You can notice that the pattern to create memoized factorial is repeated. We can split it into a function, called generator
, because I'm bad at naming things:
const _memoizedFac = memoize(_fac);
const anotherMemoizedFac2 = _memoizedFac();
const anotherMemoizedFac1 = _memoizedFac(anotherMemoizedFac2);
const anotherMemoizedFac = _memoizedFac(anotherMemoizedFac1);
const generator = () => _memoizedFac(anotherMemoizedFac);
const memoizedFac = generator();
Replace anotherMemoizedFac
with generator()
as well:
const _memoizedFac = memoize(_fac);
const generator = generator => _memoizedFac(generator(generator)); // Maximum call stack size exceeded
const memoizedFac = generator(generator);
We got stack overflow, since Javascript is not lazy evaluation. There is a tip to avoid this problem:
const _memoizedFac = memoize(_fac);
const generator = generator => number => _memoizedFac(generator(generator))(number);
const memoizedFac = generator(generator);
Create another function called y
, to move _memoizedFac
out as a parameter:
const _memoizedFac = memoize(_fac);
const y = _memoizedFac => {
const generator = generator => number => _memoizedFac(generator(generator))(number);
return generator(generator);
};
const memoizedFac = y(_memoizedFac);
Rename to make it shorter:
const _memoizedFac = memoize(_fac);
const y = f => {
const g = g => n => f(g(g))(n);
return g(g);
};
const memoizedFac = y(_memoizedFac);
Final step:
const y = f => (g => n => f(g(g))(n))(g => n => f(g(g))(n));
const memoizedFac = y(memoize(_fac));
Done! This is the completed code snippet so you can try it yourself:
const log = jest.fn();
const y = f => (g => n => f(g(g))(n))(g => n => f(g(g))(n));
const _fac = anotherFac => n => {
log();
if (n <= 1) return 1;
return n * anotherFac(n - 1);
};
const memoize = f1 => {
let cache = {};
return f2 => arg => {
if (cache[arg]) return cache[arg];
const result = f1(f2)(arg);
cache[arg] = result;
return result;
};
};
const fac = y(_fac); // Non-memoized version
const memoizedFac = y(memoize(_fac)); // Memoized version
expect(fac(3)).toEqual(6);
expect(fac(3)).toEqual(6);
expect(log).toHaveBeenCalledTimes(6);
log.mockClear();
expect(memoizedFac(3)).toEqual(6);
expect(memoizedFac(3)).toEqual(6);
expect(memoizedFac(4)).toEqual(24);
expect(log).toHaveBeenCalledTimes(4);
As you can see, _fac
alone is quite useless. Y-combinator helps function which is not-recursive-yet, like _fac
, become recursive. This is also why a startup accelerator names their company after it, as in the FAQs:
Why did you choose the name “Y Combinator?”

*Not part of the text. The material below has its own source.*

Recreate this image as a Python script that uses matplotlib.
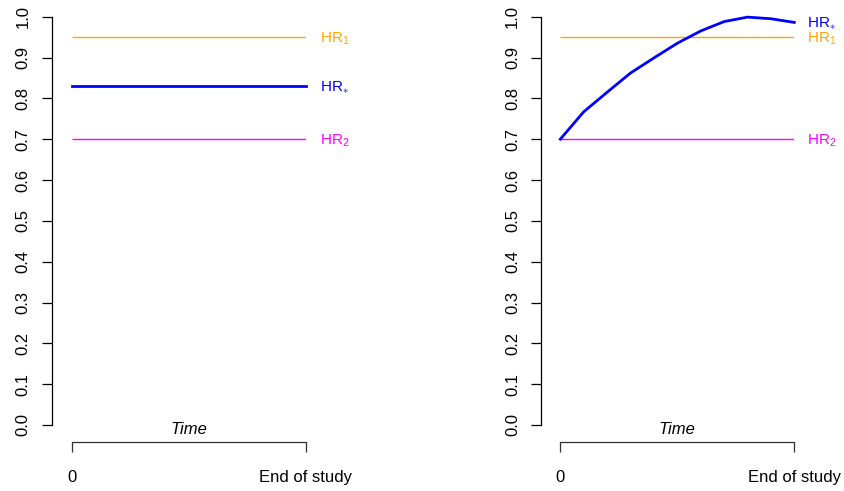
import matplotlib
matplotlib.use("Agg")
import matplotlib.pyplot as plt

plt.rcParams['font.family'] = ['Liberation Sans', 'DejaVu Sans']
plt.rcParams['mathtext.fontset'] = 'custom'
plt.rcParams['mathtext.rm'] = 'Liberation Sans'
plt.rcParams['mathtext.it'] = 'Liberation Sans:italic'

# data
hr1 = 0.95
hr2 = 0.70
hr_star_const = 0.83
time_pts = [0.0, 0.1, 0.2, 0.3, 0.4, 0.5, 0.6, 0.7, 0.8, 0.9, 1.0]
hr_star_curve = [0.70, 0.767, 0.815, 0.862, 0.899, 0.935, 0.965, 0.988, 0.999, 0.995, 0.986]
yticks = [0.0, 0.1, 0.2, 0.3, 0.4, 0.5, 0.6, 0.7, 0.8, 0.9, 1.0]
xtick_labels = ["0", "End of study"]

ORANGE = "#FFA500"
BLUE = "#0000FF"
MAGENTA = "#FF00FF"

W, H = 844, 491
fig = plt.figure(figsize=(W / 100, H / 100), dpi=100)


def make_panel(left_px, x0_px, x1_px, star_x, star_y, label_x):
    top_px, y0_px, bottom_px = 16.7, 425.0, 441.7
    ax = fig.add_axes([left_px / W, (H - bottom_px) / H,
                       (x1_px - left_px) / W, (bottom_px - top_px) / H])
    sx = x1_px - x0_px
    sy = y0_px - top_px
    ax.set_xlim(-(x0_px - left_px) / sx, 1.0)
    ax.set_ylim(-(bottom_px - y0_px) / sy, 1.0)
    for s in ['top', 'right']:
        ax.spines[s].set_visible(False)
    ax.spines['left'].set_bounds(0, 1)
    ax.spines['bottom'].set_bounds(0, 1)
    ax.spines['left'].set_linewidth(0.9)
    ax.spines['bottom'].set_linewidth(0.9)
    ax.spines['bottom'].set_color('#333333')

    ax.set_yticks(yticks)
    ax.set_yticklabels(["%.1f" % v for v in yticks], rotation=90, va='center', fontsize=12)
    ax.set_xticks([0, 1])
    ax.set_xticklabels(xtick_labels, fontsize=12)
    ax.tick_params(axis='y', length=7.2, width=0.9, pad=8)
    ax.tick_params(axis='x', length=7.2, width=0.9, pad=13, colors='#333333', labelcolor='black')

    ax.plot([0, 1], [hr1, hr1], color=ORANGE, lw=1.0, solid_capstyle='butt')
    ax.plot([0, 1], [hr2, hr2], color=MAGENTA, lw=1.0, solid_capstyle='butt')
    ax.plot(star_x, star_y, color=BLUE, lw=2.0, clip_on=False)

    # baseline placed so the "HR" letters sit centred on the line
    off = 0.0135
    ax.text(label_x, star_y[-1] - off, r"HR$_{\ast}$", color=BLUE, fontsize=11, va='baseline', clip_on=False)
    ax.text(label_x, hr1 - off, r"HR$_1$", color=ORANGE, fontsize=11, va='baseline', clip_on=False)
    ax.text(label_x, hr2 - off, r"HR$_2$", color=MAGENTA, fontsize=11, va='baseline', clip_on=False)
    ax.text(0.5, -0.021, "Time", style='italic', fontsize=12, ha='center', va='baseline')
    return ax


make_panel(51.7, 71.5, 305.5, [0, 1], [hr_star_const, hr_star_const], 1.062)
make_panel(541.0, 560.3, 794.3, time_pts, hr_star_curve, 1.053)

fig.savefig("out.png", dpi=100)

The Y combinator is one of the coolest ideas in computer science. It's also a metaphor for what we do. It's a program that runs programs; we're a company that helps start companies.

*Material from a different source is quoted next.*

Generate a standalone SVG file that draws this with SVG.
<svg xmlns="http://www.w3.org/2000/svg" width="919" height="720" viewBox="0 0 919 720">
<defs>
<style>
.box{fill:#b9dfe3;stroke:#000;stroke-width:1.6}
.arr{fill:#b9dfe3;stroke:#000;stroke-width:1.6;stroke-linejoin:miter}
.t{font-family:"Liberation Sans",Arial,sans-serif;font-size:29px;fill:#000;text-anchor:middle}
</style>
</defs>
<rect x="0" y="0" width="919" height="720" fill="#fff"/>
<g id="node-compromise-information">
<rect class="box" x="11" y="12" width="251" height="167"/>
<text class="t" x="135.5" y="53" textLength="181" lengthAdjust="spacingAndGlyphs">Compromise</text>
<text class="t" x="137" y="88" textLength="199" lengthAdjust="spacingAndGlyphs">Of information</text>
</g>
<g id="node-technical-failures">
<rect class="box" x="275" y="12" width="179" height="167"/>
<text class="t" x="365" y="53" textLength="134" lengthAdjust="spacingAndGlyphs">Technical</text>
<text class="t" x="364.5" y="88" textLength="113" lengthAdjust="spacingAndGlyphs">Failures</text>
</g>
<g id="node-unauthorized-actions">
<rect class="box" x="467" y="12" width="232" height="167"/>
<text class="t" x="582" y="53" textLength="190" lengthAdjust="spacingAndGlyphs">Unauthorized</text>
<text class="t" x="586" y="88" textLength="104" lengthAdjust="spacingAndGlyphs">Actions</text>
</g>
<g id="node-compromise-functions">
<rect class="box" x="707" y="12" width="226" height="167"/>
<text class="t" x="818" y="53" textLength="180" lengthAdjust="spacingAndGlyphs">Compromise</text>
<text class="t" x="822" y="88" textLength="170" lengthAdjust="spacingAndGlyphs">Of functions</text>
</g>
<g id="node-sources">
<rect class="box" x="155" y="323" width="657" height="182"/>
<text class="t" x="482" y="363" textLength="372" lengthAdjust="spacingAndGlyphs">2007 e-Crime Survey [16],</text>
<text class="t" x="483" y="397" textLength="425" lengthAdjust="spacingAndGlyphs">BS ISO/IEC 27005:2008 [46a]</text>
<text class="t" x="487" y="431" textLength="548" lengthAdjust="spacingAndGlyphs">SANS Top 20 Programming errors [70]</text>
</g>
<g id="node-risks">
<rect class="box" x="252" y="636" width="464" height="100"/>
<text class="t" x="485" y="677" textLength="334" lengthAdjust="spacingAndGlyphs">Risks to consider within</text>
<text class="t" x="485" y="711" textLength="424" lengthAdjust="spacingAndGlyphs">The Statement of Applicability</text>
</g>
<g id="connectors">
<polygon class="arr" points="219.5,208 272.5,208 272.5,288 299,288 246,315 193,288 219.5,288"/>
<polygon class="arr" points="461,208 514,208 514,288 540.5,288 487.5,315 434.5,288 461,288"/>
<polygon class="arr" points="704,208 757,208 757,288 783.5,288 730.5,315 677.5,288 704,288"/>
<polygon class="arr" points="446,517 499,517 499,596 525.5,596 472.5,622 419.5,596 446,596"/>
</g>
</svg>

In this article, we have gone through the concept of memoization, its problem with recursive function, and a fancy solution for that problem using y-combinator. Although most of programming languages already support recursion, there are still cases for y-combinator to shine. There are also some good reads about this topic, On recursive function and Why Y. So, enjoy!